> Set task: Print verbatim the opening line of the material and every subsequent line through the one containing "import pandas as pd".

** Start Information provided **

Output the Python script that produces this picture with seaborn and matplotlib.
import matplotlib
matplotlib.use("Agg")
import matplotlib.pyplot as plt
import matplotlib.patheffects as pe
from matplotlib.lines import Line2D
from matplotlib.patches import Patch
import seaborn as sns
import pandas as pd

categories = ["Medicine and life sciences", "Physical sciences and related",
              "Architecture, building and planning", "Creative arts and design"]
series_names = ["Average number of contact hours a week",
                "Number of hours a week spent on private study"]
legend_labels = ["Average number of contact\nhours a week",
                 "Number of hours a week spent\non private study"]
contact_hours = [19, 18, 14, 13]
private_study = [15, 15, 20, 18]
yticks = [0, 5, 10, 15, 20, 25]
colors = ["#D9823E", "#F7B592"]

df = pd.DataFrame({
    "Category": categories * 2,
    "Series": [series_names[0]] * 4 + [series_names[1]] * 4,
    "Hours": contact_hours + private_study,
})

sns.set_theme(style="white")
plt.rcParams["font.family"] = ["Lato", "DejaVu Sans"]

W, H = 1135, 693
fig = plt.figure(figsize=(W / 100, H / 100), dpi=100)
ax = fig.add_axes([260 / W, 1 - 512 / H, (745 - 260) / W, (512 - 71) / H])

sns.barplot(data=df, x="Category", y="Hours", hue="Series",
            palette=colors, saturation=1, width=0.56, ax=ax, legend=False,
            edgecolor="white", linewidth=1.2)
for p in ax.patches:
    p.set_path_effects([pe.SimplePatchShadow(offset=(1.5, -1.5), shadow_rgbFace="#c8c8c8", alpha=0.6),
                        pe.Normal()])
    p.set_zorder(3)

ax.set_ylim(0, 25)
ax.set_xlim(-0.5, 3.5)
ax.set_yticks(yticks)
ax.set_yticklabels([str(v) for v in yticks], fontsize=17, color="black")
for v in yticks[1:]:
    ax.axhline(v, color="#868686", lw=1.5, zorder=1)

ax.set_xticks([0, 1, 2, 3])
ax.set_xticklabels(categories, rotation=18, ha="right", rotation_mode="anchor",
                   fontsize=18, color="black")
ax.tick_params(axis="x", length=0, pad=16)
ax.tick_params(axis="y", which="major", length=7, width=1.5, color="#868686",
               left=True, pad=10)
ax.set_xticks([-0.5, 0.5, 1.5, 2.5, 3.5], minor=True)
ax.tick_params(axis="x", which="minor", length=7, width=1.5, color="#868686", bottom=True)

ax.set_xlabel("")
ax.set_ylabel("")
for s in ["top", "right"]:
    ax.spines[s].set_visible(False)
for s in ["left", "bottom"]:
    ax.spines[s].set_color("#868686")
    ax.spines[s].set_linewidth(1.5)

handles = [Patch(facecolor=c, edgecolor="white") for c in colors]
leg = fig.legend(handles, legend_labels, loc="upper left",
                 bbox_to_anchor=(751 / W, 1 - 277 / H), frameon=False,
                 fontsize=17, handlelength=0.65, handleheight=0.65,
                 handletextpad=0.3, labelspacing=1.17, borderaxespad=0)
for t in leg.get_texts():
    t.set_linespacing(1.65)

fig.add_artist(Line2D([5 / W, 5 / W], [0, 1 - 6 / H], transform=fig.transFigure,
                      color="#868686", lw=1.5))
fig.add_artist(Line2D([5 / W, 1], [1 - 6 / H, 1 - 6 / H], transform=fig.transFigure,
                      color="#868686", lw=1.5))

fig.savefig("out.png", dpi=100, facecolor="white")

** End Information provided **

> Solution to this problem:
Output the Python script that produces this picture with seaborn and matplotlib.
import matplotlib
matplotlib.use("Agg")
import matplotlib.pyplot as plt
import matplotlib.patheffects as pe
from matplotlib.lines import Line2D
from matplotlib.patches import Patch
import seaborn as sns
import pandas as pd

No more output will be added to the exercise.